As the editors and contributors of this magazine began to work on the Winter issue, attendees of the global climate summit COP28 were gathering in Dubai. The headlines and details that came out of the conference were urgent and numerous, though one theme in particular resonated with us, as we examined the local issues related to climate change in New York: Our existing natural systems must be at the heart of human-led climate action. In short, protecting the existing and intact forests, marine life, and other ecological resources that we already have is a better investment than trying to replace them after they are gone. As Zoe Quiroz-Cullen, a director at international wildlife non-profit Fauna & Flora, told the New York Times in December, “We’ve got to focus on conserving the critical ecosystems, the irrecoverable carbon stocks that simply can’t be replaced.”
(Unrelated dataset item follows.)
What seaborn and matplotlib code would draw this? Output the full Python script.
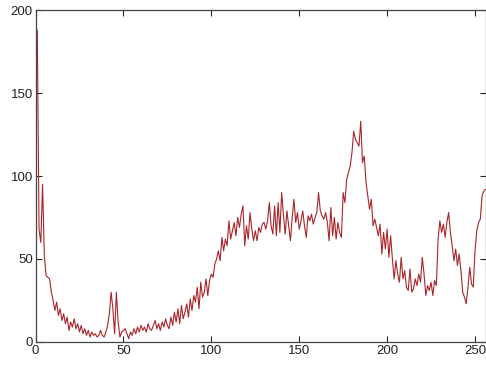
import matplotlib
matplotlib.use("Agg")
import matplotlib.pyplot as plt
import seaborn as sns
import pandas as pd

# Histogram counts for bins 1..256
counts = [
    188, 68, 60, 95, 52, 40, 39, 38, 30,
    25, 19, 24, 16, 20, 13, 17, 11, 15, 7,
    12, 9, 14, 8, 11, 6, 10, 5, 8, 4,
    7, 3, 6, 4, 5, 3, 4, 7, 4, 3,
    6, 10, 17, 30, 20, 5, 30, 12, 3, 6,
    7, 8, 5, 2, 6, 4, 8, 5, 9, 6,
    10, 7, 9, 6, 11, 8, 7, 10, 13, 8,
    11, 7, 12, 9, 14, 10, 8, 15, 10, 18,
    12, 20, 11, 22, 14, 18, 23, 15, 26, 19,
    28, 24, 33, 20, 36, 27, 30, 38, 28, 37,
    41, 39, 47, 50, 55, 49, 63, 55, 62, 58,
    73, 62, 67, 72, 64, 75, 69, 77, 82, 58,
    70, 62, 78, 68, 61, 67, 61, 69, 66, 71,
    72, 68, 73, 84, 70, 65, 82, 64, 84, 66,
    90, 77, 65, 79, 70, 61, 75, 86, 72, 78,
    68, 73, 79, 70, 63, 76, 73, 77, 71, 75,
    78, 90, 79, 76, 74, 78, 72, 61, 81, 64,
    75, 62, 72, 66, 63, 90, 84, 98, 102, 106,
    114, 127, 122, 120, 118, 133, 108, 112, 96, 88,
    80, 86, 70, 74, 69, 64, 71, 53, 66, 56,
    68, 51, 64, 50, 38, 49, 41, 36, 51, 38,
    43, 33, 31, 44, 30, 32, 38, 34, 41, 36,
    51, 41, 28, 34, 31, 36, 28, 37, 34, 62,
    73, 66, 71, 63, 72, 78, 66, 58, 49, 56,
    46, 53, 43, 30, 27, 23, 33, 45, 35, 33,
    55, 67, 72, 74, 88, 91, 92,
]
bins = list(range(1, len(counts) + 1))
x_ticks = [0, 50, 100, 150, 200, 250]
y_ticks = [0, 50, 100, 150, 200]

sns.set_style("ticks")
plt.rcParams["font.family"] = ["Liberation Sans Narrow", "Liberation Sans", "DejaVu Sans"]

df = pd.DataFrame({"bin": bins, "count": counts})

fig = plt.figure(figsize=(4.86, 3.66), dpi=100)
ax = fig.add_axes([0.0731, 0.0656, 0.926, 0.907])
sns.lineplot(data=df, x="bin", y="count", ax=ax, color="#a8252a", linewidth=0.8)

ax.set_xlim(0, 256)
ax.set_ylim(0, 200)
ax.set_xticks(x_ticks)
ax.set_yticks(y_ticks)
ax.set_xlabel("")
ax.set_ylabel("")
ax.tick_params(direction="in", length=4, width=0.8, colors="#222222",
               labelsize=9.5, top=True, right=True, pad=2)
for s in ax.spines.values():
    s.set_visible(True)
    s.set_color("#444444")
    s.set_linewidth(0.9)

fig.savefig("out.png", dpi=100, facecolor="white")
And the existing ecosystems, scientists are learning, are even more valuable than once thought. A 200-year-old tree that is felled stores more carbon than one of the same species planted today; new analysis of NASA’s Global Ecosystem Dynamics Investigation (or GEDI, for Star Wars fans) shows that forests hold an average of 30% more carbon than previously understood from individual nations’ reporting.
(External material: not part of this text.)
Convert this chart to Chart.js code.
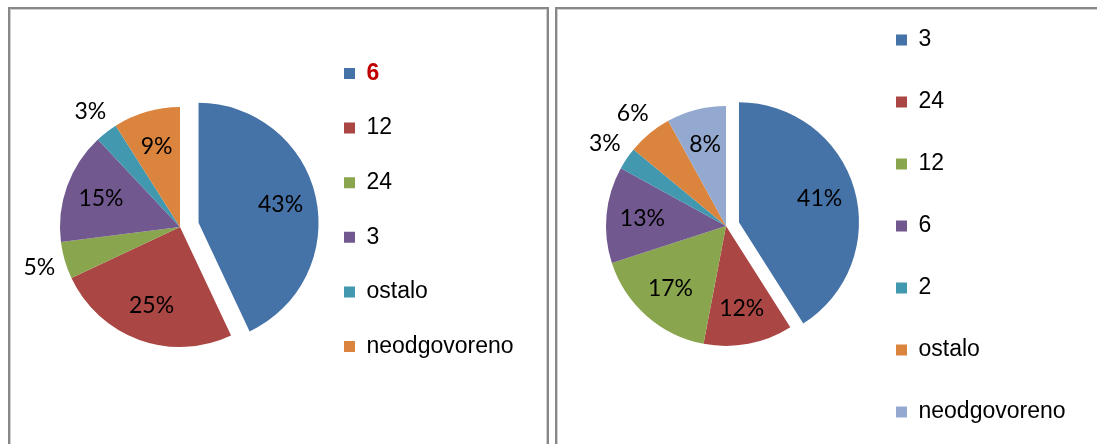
<!DOCTYPE html>
<html>
<head>
<meta charset="utf-8">
<title>Pie charts</title>
<script src="https://cdn.jsdelivr.net/npm/chart.js@4.4.1/dist/chart.umd.min.js"></script>
<style>
  html, body { margin: 0; padding: 0; background: #fff; overflow: hidden; width: 1097px; height: 444px; }
  .panel { position: absolute; box-sizing: border-box; border: 2px solid #888; box-shadow: inset 0 0 0 1px #cfcfcf; }
  #panelLeft { left: 8px; top: 7px; width: 541px; height: 480px; }
  #panelRight { left: 555px; top: 7px; width: 600px; height: 480px; }
  canvas { position: absolute; }
  #chartLeft { left: 0; top: 0; }
  #chartRight { left: 555px; top: -24px; }
</style>
</head>
<body>
<div class="panel" id="panelLeft"></div>
<div class="panel" id="panelRight"></div>
<canvas id="chartLeft" width="549" height="444"></canvas>
<canvas id="chartRight" width="542" height="500"></canvas>
<script>
// left chart
var leftCategories = ['6', '12', '24', '3', 'ostalo', 'neodgovoreno'];
var leftValues = [43, 25, 5, 15, 3, 9];
// right chart
var rightCategories = ['3', '24', '12', '6', '2', 'ostalo', 'neodgovoreno'];
var rightValues = [41, 12, 17, 13, 3, 6, 8];

var palette = ['#4572A7', '#AA4643', '#89A54E', '#71588F', '#4198AF', '#DB843D', '#93A9CF'];

var legendFamily = '"Liberation Sans", Arial, sans-serif';
var legendSize = 23;
var legendBox = 11;

// pulls one slice out of the pie, keeping its radius (Excel style explode)
const explodePlugin = {
    id: 'explode',
    beforeDatasetsDraw(chart, args, opts) {
        const ca = chart.chartArea;
        const cx = (ca.left + ca.right) / 2;
        const cy = (ca.top + ca.bottom) / 2;
        const arc = chart.getDatasetMeta(0).data[opts.index];
        if (!arc) return;
        const mid = (arc.startAngle + arc.endAngle) / 2;
        arc.x = cx + Math.cos(mid) * opts.distance;
        arc.y = cy + Math.sin(mid) * opts.distance;
    }
};

// percentage labels, small slices go outside
const percentPlugin = {
    id: 'percentLabels',
    afterDatasetsDraw(chart) {
        const ctx = chart.ctx;
        const values = chart.data.datasets[0].data;
        ctx.save();
        ctx.font = '23px Lato';
        ctx.fillStyle = '#000';
        ctx.textAlign = 'center';
        ctx.textBaseline = 'middle';
        chart.getDatasetMeta(0).data.forEach(function (arc, i) {
            const mid = (arc.startAngle + arc.endAngle) / 2;
            const r = values[i] < 7 ? arc.outerRadius * 1.22 : arc.outerRadius * 0.7;
            ctx.fillText(values[i] + '%', arc.x + Math.cos(mid) * r, arc.y + Math.sin(mid) * r);
        });
        ctx.restore();
    }
};

// bold red legend entry
const highlightPlugin = {
    id: 'highlight',
    afterDraw(chart, args, opts) {
        if (opts.index === undefined || opts.index < 0) return;
        const hb = chart.legend.legendHitBoxes[opts.index];
        const ctx = chart.ctx;
        ctx.save();
        ctx.font = 'bold ' + legendSize + 'px ' + legendFamily;
        ctx.fillStyle = opts.color;
        ctx.textAlign = 'left';
        ctx.textBaseline = 'middle';
        ctx.fillText(chart.data.labels[opts.index], hb.left + legendBox + legendSize / 2, hb.top + legendSize / 2);
        ctx.restore();
    }
};

// natural width of a right side legend, so it can be placed exactly
function legendWidth(categories, pad) {
    const m = document.createElement('canvas').getContext('2d');
    m.font = legendSize + 'px ' + legendFamily;
    let w = 0;
    categories.forEach(function (c) { w = Math.max(w, m.measureText(c).width); });
    return pad + legendBox + legendSize / 2 + w + 10;
}

function makePie(canvasId, categories, values, setup) {
    const canvas = document.getElementById(canvasId);
    const ctx = canvas.getContext('2d');
    const baseLabels = Chart.overrides.doughnut.plugins.legend.labels.generateLabels;
    // legend left edge = box x - padding, pie centre in the middle of what is left
    const legLeft = setup.boxX - setup.legendPadding;
    const padLeft = 2 * setup.centerX - legLeft;
    const padRight = canvas.width - legLeft - legendWidth(categories, setup.legendPadding);
    return new Chart(ctx, {
        type: 'pie',
        data: {
            labels: categories,
            datasets: [{
                data: values,
                backgroundColor: palette.slice(0, values.length),
                borderWidth: 0,
                hoverOffset: 0
            }]
        },
        plugins: [explodePlugin, percentPlugin, highlightPlugin],
        options: {
            responsive: false,
            devicePixelRatio: 1,
            animation: false,
            radius: 120,
            layout: { padding: { left: padLeft, right: padRight, top: setup.top, bottom: setup.bottom } },
            events: [],
            plugins: {
                tooltip: { enabled: false },
                explode: { index: 0, distance: setup.explode },
                highlight: { index: setup.highlight, color: '#C00000' },
                legend: {
                    position: 'right',
                    align: setup.align,
                    labels: {
                        font: { family: legendFamily, size: legendSize },
                        color: '#000',
                        boxWidth: legendBox,
                        boxHeight: legendBox,
                        padding: setup.legendPadding,
                        generateLabels: function (chart) {
                            const items = baseLabels(chart);
                            if (setup.highlight >= 0) {
                                items[setup.highlight].fontColor = 'rgba(0,0,0,0)';
                            }
                            return items;
                        }
                    }
                }
            }
        }
    });
}

document.addEventListener('DOMContentLoaded', function () {
    makePie('chartLeft', leftCategories, leftValues, {
        centerX: 180, boxX: 344,
        top: 30.4, bottom: 20.4,
        legendPadding: 31.6,
        align: 'start',
        explode: 19,
        highlight: 0
    });
    makePie('chartRight', rightCategories, rightValues, {
        centerX: 171, boxX: 341,
        top: 0, bottom: 0,
        legendPadding: 39,
        align: 'center',
        explode: 13.5,
        highlight: -1
    });
});
</script>
</body>
</html>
During discussions for this issue, landscape and urbanism experts observed time and time again that preserving our existing ecosystems has become more complex due to the many shifts at play in our city. Homogeneous species are more vulnerable than ever to climatic changes and blight, prompting a need for increased diversity and planning; areas that had not been prone to flooding are now frequently underwater; trees and plants that used to thrive only farther south are now flourishing in our hardiness zone.
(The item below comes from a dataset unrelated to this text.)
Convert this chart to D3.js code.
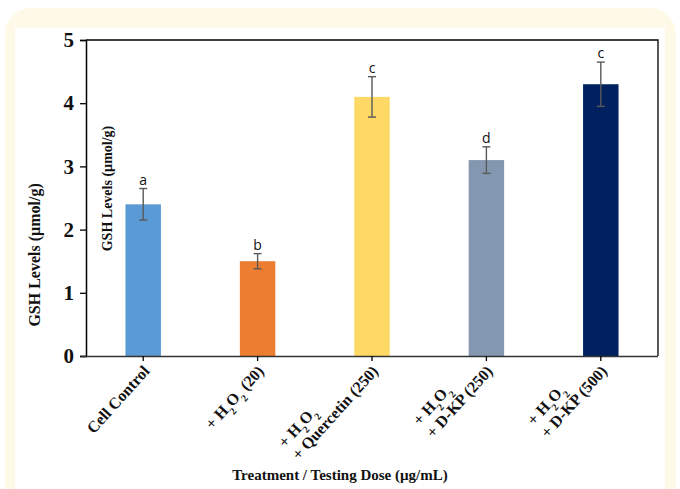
<!DOCTYPE html>
<html>
<head>
<meta charset="utf-8">
<script src="https://cdn.jsdelivr.net/npm/d3@7"></script>
<style>
  body { margin: 0; background: #fff; }
  svg { display: block; }
</style>
</head>
<body>
<svg id="chart" width="680" height="489"></svg>
<script>
// data
const categories = ['cc', 'h2o2', 'querc', 'dkp250', 'dkp500'];
const labelLines = [
  [['Cell Control']],
  [['+ H', ''], ['2', 'sub'], ['O', ''], ['2', 'sub'], [' (20)', '']],
  null,
  null,
  null,
];
const twoLine = {
  querc: 'Quercetin (250)',
  dkp250: 'D-KP (250)',
  dkp500: 'D-KP (500)',
};
const values = [2.4, 1.5, 4.1, 3.1, 4.3];
const errors = [0.25, 0.12, 0.32, 0.21, 0.35];
const letters = ['a', 'b', 'c', 'd', 'c'];
const colors = ['#5b9bd5', '#ed7d31', '#ffd966', '#8497b0', '#002060'];
const yTicks = [0, 1, 2, 3, 4, 5];

const width = 680;
const height = 489;
const paddingLeft = 86;
const paddingRight = 22;
const paddingTop = 40;
const paddingBottom = 133;
const serif = '"Liberation Serif", "Times New Roman", serif';

const svg = d3.select('#chart');

// card background
svg.append('rect')
  .attr('x', 5).attr('y', 8)
  .attr('width', 671).attr('height', 520)
  .attr('rx', 26)
  .attr('fill', '#fffae8');
svg.append('rect')
  .attr('x', 15).attr('y', 28)
  .attr('width', 650).attr('height', 470)
  .attr('fill', '#fff');

const xScale = d3.scaleBand()
  .domain(categories)
  .range([paddingLeft, width - paddingRight])
  .paddingInner(0.69)
  .paddingOuter(0.345);

const yScale = d3.scaleLinear()
  .domain([0, 5])
  .range([height - paddingBottom, paddingTop]);

// frame top + right
svg.append('path')
  .attr('d', `M${paddingLeft},${paddingTop}H${width - paddingRight}V${height - paddingBottom}`)
  .attr('fill', 'none')
  .attr('stroke', '#000')
  .attr('stroke-width', 1.3);

// bars
svg.selectAll('.bar')
  .data(values)
  .enter()
  .append('rect')
  .attr('class', 'bar')
  .attr('x', (d, i) => xScale(categories[i]))
  .attr('y', (d) => yScale(d))
  .attr('width', xScale.bandwidth())
  .attr('height', (d) => yScale(0) - yScale(d))
  .attr('fill', (d, i) => colors[i]);

// error bars
const cx = (i) => xScale(categories[i]) + xScale.bandwidth() / 2;
const err = svg.append('g')
  .attr('stroke', '#595959')
  .attr('stroke-width', 1.4);
values.forEach((v, i) => {
  const top = yScale(v + errors[i]);
  const bot = yScale(v - errors[i]);
  err.append('line').attr('x1', cx(i)).attr('x2', cx(i)).attr('y1', top).attr('y2', bot);
  err.append('line').attr('x1', cx(i) - 4).attr('x2', cx(i) + 4).attr('y1', top).attr('y2', top);
  err.append('line').attr('x1', cx(i) - 4).attr('x2', cx(i) + 4).attr('y1', bot).attr('y2', bot);
});

// significance letters
svg.selectAll('.letter')
  .data(letters)
  .enter()
  .append('text')
  .attr('class', 'letter')
  .attr('x', (d, i) => cx(i))
  .attr('y', (d, i) => yScale(values[i] + errors[i]) - 4)
  .attr('text-anchor', 'middle')
  .attr('font-family', '"Open Sans", "Liberation Sans", sans-serif')
  .attr('font-size', 14)
  .attr('fill', '#111')
  .text((d) => d);

// y axis
const yAxis = d3.axisLeft(yScale)
  .tickValues(yTicks)
  .tickSize(6)
  .tickPadding(6)
  .tickFormat(d3.format('d'));
const gy = svg.append('g')
  .attr('transform', `translate(${paddingLeft},0)`)
  .call(yAxis);
gy.select('.domain').attr('stroke-width', 1.5);
gy.selectAll('.tick line').attr('stroke-width', 1.3);
gy.selectAll('text')
  .attr('font-family', serif)
  .attr('font-weight', 'bold')
  .attr('font-size', 21)
  .attr('fill', '#111');

// x axis
const xAxis = d3.axisBottom(xScale)
  .tickSize(5)
  .tickSizeOuter(0)
  .tickFormat('');
const gx = svg.append('g')
  .attr('transform', `translate(0,${height - paddingBottom})`)
  .call(xAxis);
gx.select('.domain')
  .attr('d', `M${paddingLeft - 5},0.5H${width - paddingRight}`)
  .attr('stroke-width', 1.6)
  .attr('stroke', '#333');
gx.selectAll('.tick line').attr('stroke-width', 1.3);

function addRuns(textSel, runs) {
  runs.forEach(([s, kind]) => {
    const t = textSel.append('tspan').text(s);
    if (kind === 'sub') t.attr('baseline-shift', 'sub').attr('font-size', 10);
  });
}
const h2o2Runs = [['+ H', ''], ['2', 'sub'], ['O', ''], ['2', 'sub']];

categories.forEach((c, i) => {
  const g = svg.append('g')
    .attr('transform', `translate(${cx(i) + 3},${height - paddingBottom + 12}) rotate(-48)`)
    .attr('font-family', serif)
    .attr('font-weight', 'bold')
    .attr('font-size', 16)
    .attr('fill', '#111');
  if (labelLines[i]) {
    const t = g.append('text').attr('text-anchor', 'end').attr('dy', '0.35em');
    addRuns(t, labelLines[i]);
  } else {
    const l2 = g.append('text').attr('text-anchor', 'end').attr('dy', '0.35em').text('+ ' + twoLine[c]);
    const len = l2.node().getComputedTextLength();
    const l1 = g.append('text').attr('x', -len).attr('dy', '-0.8em');
    addRuns(l1, h2o2Runs);
  }
});

// axis titles
svg.append('text')
  .attr('transform', `translate(40,${yScale(1.6)}) rotate(-90)`)
  .attr('text-anchor', 'middle')
  .attr('font-family', serif)
  .attr('font-weight', 'bold')
  .attr('font-size', 16)
  .attr('fill', '#111')
  .text('GSH Levels (µmol/g)');

svg.append('text')
  .attr('transform', `translate(112,${yScale(2.65)}) rotate(-90)`)
  .attr('text-anchor', 'middle')
  .attr('font-family', serif)
  .attr('font-weight', 'bold')
  .attr('font-size', 14)
  .attr('fill', '#111')
  .text('GSH Levels (µmol/g)');

svg.append('text')
  .attr('x', 340)
  .attr('y', 480)
  .attr('text-anchor', 'middle')
  .attr('font-family', serif)
  .attr('font-weight', 'bold')
  .attr('font-size', 15)
  .attr('fill', '#111')
  .text('Treatment / Testing Dose (µg/mL)');
</script>
</body>
</html>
Those committed to solving the challenges related to climate change are immersed in boundary-stretching and cross-disciplinary work. As Chris Reed, founder of Stoss Landscape Urbanism, told reporter Anthony Paletta, conversations must be broad and address not only ecology and environment, but also social, racial, and ethical impacts of the work. “We’re not ecologists, but we need to know ecology; we’re not engineers, but we need to know engineering; we’re not sociologists, but we need to be very deeply involved in community conversations,” he said. In that vein, James Russell, FAIA Emeritus, looks at the massive collective effort behind transforming the Gowanus Canal neighborhood, one of the largest and most historied pieces of waterfront land in the city, into a livable, ecologically protected and protective place.
One of the city’s largest and most valuable ecological systems is its network of trees and green spaces. In his report about New York’s tree infrastructure, Zach Mortice examines how this resource must be studied, bolstered, and planned to serve the city and its inhabitants well into the future—a perfect representation of the symbiotic relationship between us and nature, even in our paved and planned metropolis. It is no secret that New York City’s green spaces versus green deficits coincide almost perfectly with well-endowed neighborhoods versus those that are underserved and facing health risks that could be mitigated by more green space and tree canopy.
I would also like to draw your attention to two “Op-Ed” contributions from women working across many areas of the urban ecological landscape. In her essay, Lee Altman, AIA, a current Oculus committee member and generous contributor to the magazine’s ideas sessions, reflects on how landscape architects, planners, architects, and developers can collaborate to create impactful, ecologically responsible work. Claire Weisz, FAIA, writes about the challenge, and ultimate design problem, of delivering regenerative systems that work for people, land, water, and resources alike. Though public investment in urban ecological solutions may be lauded for its protective potential, she points to the growing fear of housing vulnerability for the current populations of newly resilient—and newly valuable—properties. In short, there is no end to the balancing act that professionals in this realm must execute if urban ecosystems are going to serve nature and citizens at once. We hope to revisit this topic frequently in future issues, and look forward to hearing more stories of perseverance and growth as our city and its design community work to foster and protect valuable natural resources.
I would also like to welcome new Board President Gregory Switzer, AIA, NOMA, NCARB, to the pages of the magazine, and wish Matthew Bremer, AIA, all the best as he moves to the golden land of emeritus presidents! We are also joined by new Oculus Committee members Nu Goteh, Yetunde Olaiya, Vyjayanthi Rao, and Amy Siegel, and look forward to collaborating with them on the work ahead in 2024.